Montgomery modular multiplication

Montgomery modular multiplication is a clever way to make multiplying numbers under modular arithmetic faster. It was created in 1985 by American mathematician Peter L. Montgomery. This method is especially useful when we need to do many multiplications one after another, like in some important computer security systems.

The trick behind Montgomery multiplication is to represent numbers in a special way, called Montgomery form. This lets the computer avoid a slow step called division that normally happens when multiplying numbers under modulus. Instead, it only needs to divide by a special number R, which can be chosen to make this division really easy. On computers that work with binary numbers, R is often a power of two, and dividing by such numbers is as simple as shifting bits.

While converting numbers to and from this special form takes some extra steps, it saves time when many multiplications are needed. This is why Montgomery multiplication is used in important systems like RSA and Diffie–Hellman key exchange. These systems rely on doing arithmetic with very large numbers, and Montgomery multiplication helps make those calculations faster and more efficient.

Modular arithmetic

Let N be a positive integer. In modular arithmetic, we work with numbers by considering their remainders after division by N. These remainders are called residue classes. For example, when N is 17, the numbers 7 and 24 are in the same residue class because both leave a remainder of 7 when divided by 17.

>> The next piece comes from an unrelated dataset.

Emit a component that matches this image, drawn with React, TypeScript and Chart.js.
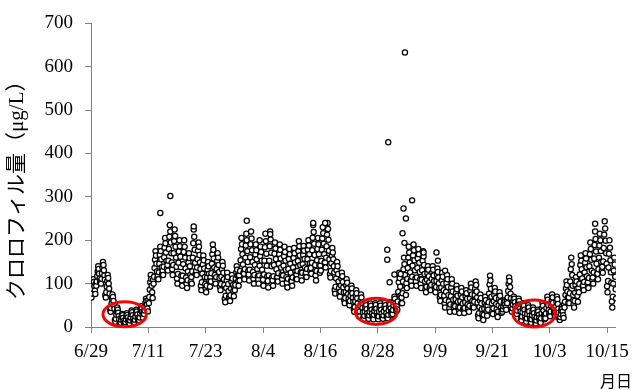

We can add, subtract, or multiply these residue classes by using their remainders. For instance, to add 7 and 15 modulo 17, we first add the numbers to get 22. Then we find the remainder when 22 is divided by 17, which is 5. So, 7 + 15 is equivalent to 5 modulo 17. This way, we keep numbers small and easy to work with in calculations.

Montgomery form

Montgomery form is a special way to represent numbers that makes multiplying large numbers under modular arithmetic easier and faster. Normally, multiplying two numbers and then finding the remainder after division can be slow because division takes a lot of time on computers.

In Montgomery form, numbers are changed so that division can be replaced with simpler actions like shifting or dropping parts of the number, which are much faster. This helps computers do big calculations more quickly.

Montgomery arithmetic on multiprecision integers

Most cryptographic tools need to work with very large numbers, sometimes hundreds or even thousands of bits long. These numbers are too big to fit into a single piece of computer memory, so they are broken into smaller parts for calculation.

Montgomery multiplication is a smart way to make these big number calculations faster. It works by breaking down the problem into smaller, easier steps that the computer can handle more quickly. This method is especially useful when dealing with numbers in modular arithmetic, a key part of keeping information safe online.

Side-channel attacks

Montgomery reduction avoids correction steps needed in regular division when estimates are wrong. This helps protect against timing and power side-channel attacks because the steps the computer takes do not change based on the numbers being used. There is one small exception at the end, but it can be adjusted to stay safe. It's also important that the overall exponentiation method used with this multiplication is secure.